■ **DATA LINES**:

= = = = = = =

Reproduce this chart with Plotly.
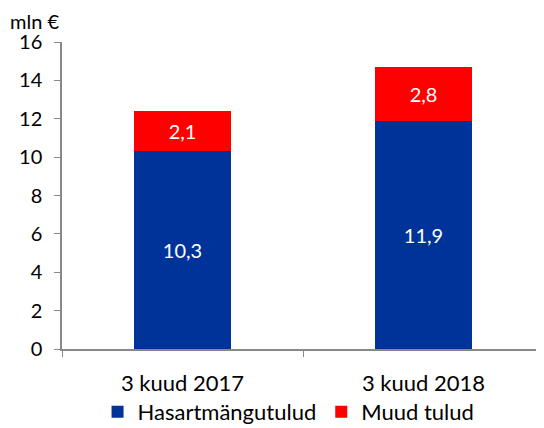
import plotly.graph_objects as go

categories = ['3 kuud 2017', '3 kuud 2018']
hasart = [10.3, 11.9]
muud = [2.1, 2.8]
hasart_lbl = ['10,3', '11,9']
muud_lbl = ['2,1', '2,8']
y_ticks = [0, 2, 4, 6, 8, 10, 12, 14, 16]

fnt = 'Lato, Open Sans, sans-serif'

fig = go.Figure()
fig.add_trace(go.Bar(x=categories, y=hasart, name='Hasartmängutulud',
                     marker=dict(color='#003399', line=dict(width=0)),
                     text=hasart_lbl, textposition='inside', insidetextanchor='middle',
                     textfont=dict(color='white', size=20, family=fnt)))
fig.add_trace(go.Bar(x=categories, y=muud, name='Muud tulud',
                     marker=dict(color='#FF0000', line=dict(width=0)),
                     text=muud_lbl, textposition='inside', insidetextanchor='middle',
                     textfont=dict(color='white', size=20, family=fnt)))

# page body has an 8px margin, so the figure is 8px smaller and margins shifted
fig.update_layout(
    barmode='stack', bargap=0.6,
    width=536, height=420,
    margin=dict(l=54, r=0, t=34, b=79, autoexpand=False),
    plot_bgcolor='white', paper_bgcolor='white',
    font=dict(family=fnt, size=20, color='black'),
    showlegend=True,
    legend=dict(orientation='h', x=0.47, xanchor='center', y=-0.205, yanchor='middle',
                font=dict(size=22), traceorder='normal', bgcolor='rgba(0,0,0,0)'),
    xaxis=dict(showline=True, linecolor='#888888', linewidth=1.5, ticks='outside',
               tickson='boundaries', ticklen=6, tickcolor='#888888',
               ticklabelstandoff=14, automargin=False, tickfont=dict(size=22)),
    yaxis=dict(range=[0, 16], tickvals=y_ticks, showline=True, linecolor='#888888',
               linewidth=1.5, ticks='outside', ticklen=6, tickcolor='#888888',
               ticklabelstandoff=8, automargin=False,
               showgrid=False, zeroline=False, tickfont=dict(size=20)),
    annotations=[dict(text='mln €', xref='paper', yref='paper', x=-0.112, y=1.068,
                      xanchor='left', yanchor='middle', showarrow=False,
                      font=dict(size=20))],
)

fig.write_html("out.html")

= = = = = = =

■ **TASK DETAILS**:
With the pictures left out, transcribe the material exactly.

■ **RESULT OF THE TASK**:
Reproduce this chart with Plotly.
import plotly.graph_objects as go

categories = ['3 kuud 2017', '3 kuud 2018']
hasart = [10.3, 11.9]
muud = [2.1, 2.8]
hasart_lbl = ['10,3', '11,9']
muud_lbl = ['2,1', '2,8']
y_ticks = [0, 2, 4, 6, 8, 10, 12, 14, 16]

fnt = 'Lato, Open Sans, sans-serif'

fig = go.Figure()
fig.add_trace(go.Bar(x=categories, y=hasart, name='Hasartmängutulud',
                     marker=dict(color='#003399', line=dict(width=0)),
                     text=hasart_lbl, textposition='inside', insidetextanchor='middle',
                     textfont=dict(color='white', size=20, family=fnt)))
fig.add_trace(go.Bar(x=categories, y=muud, name='Muud tulud',
                     marker=dict(color='#FF0000', line=dict(width=0)),
                     text=muud_lbl, textposition='inside', insidetextanchor='middle',
                     textfont=dict(color='white', size=20, family=fnt)))

# page body has an 8px margin, so the figure is 8px smaller and margins shifted
fig.update_layout(
    barmode='stack', bargap=0.6,
    width=536, height=420,
    margin=dict(l=54, r=0, t=34, b=79, autoexpand=False),
    plot_bgcolor='white', paper_bgcolor='white',
    font=dict(family=fnt, size=20, color='black'),
    showlegend=True,
    legend=dict(orientation='h', x=0.47, xanchor='center', y=-0.205, yanchor='middle',
                font=dict(size=22), traceorder='normal', bgcolor='rgba(0,0,0,0)'),
    xaxis=dict(showline=True, linecolor='#888888', linewidth=1.5, ticks='outside',
               tickson='boundaries', ticklen=6, tickcolor='#888888',
               ticklabelstandoff=14, automargin=False, tickfont=dict(size=22)),
    yaxis=dict(range=[0, 16], tickvals=y_ticks, showline=True, linecolor='#888888',
               linewidth=1.5, ticks='outside', ticklen=6, tickcolor='#888888',
               ticklabelstandoff=8, automargin=False,
               showgrid=False, zeroline=False, tickfont=dict(size=20)),
    annotations=[dict(text='mln €', xref='paper', yref='paper', x=-0.112, y=1.068,
                      xanchor='left', yanchor='middle', showarrow=False,
                      font=dict(size=20))],
)

fig.write_html("out.html")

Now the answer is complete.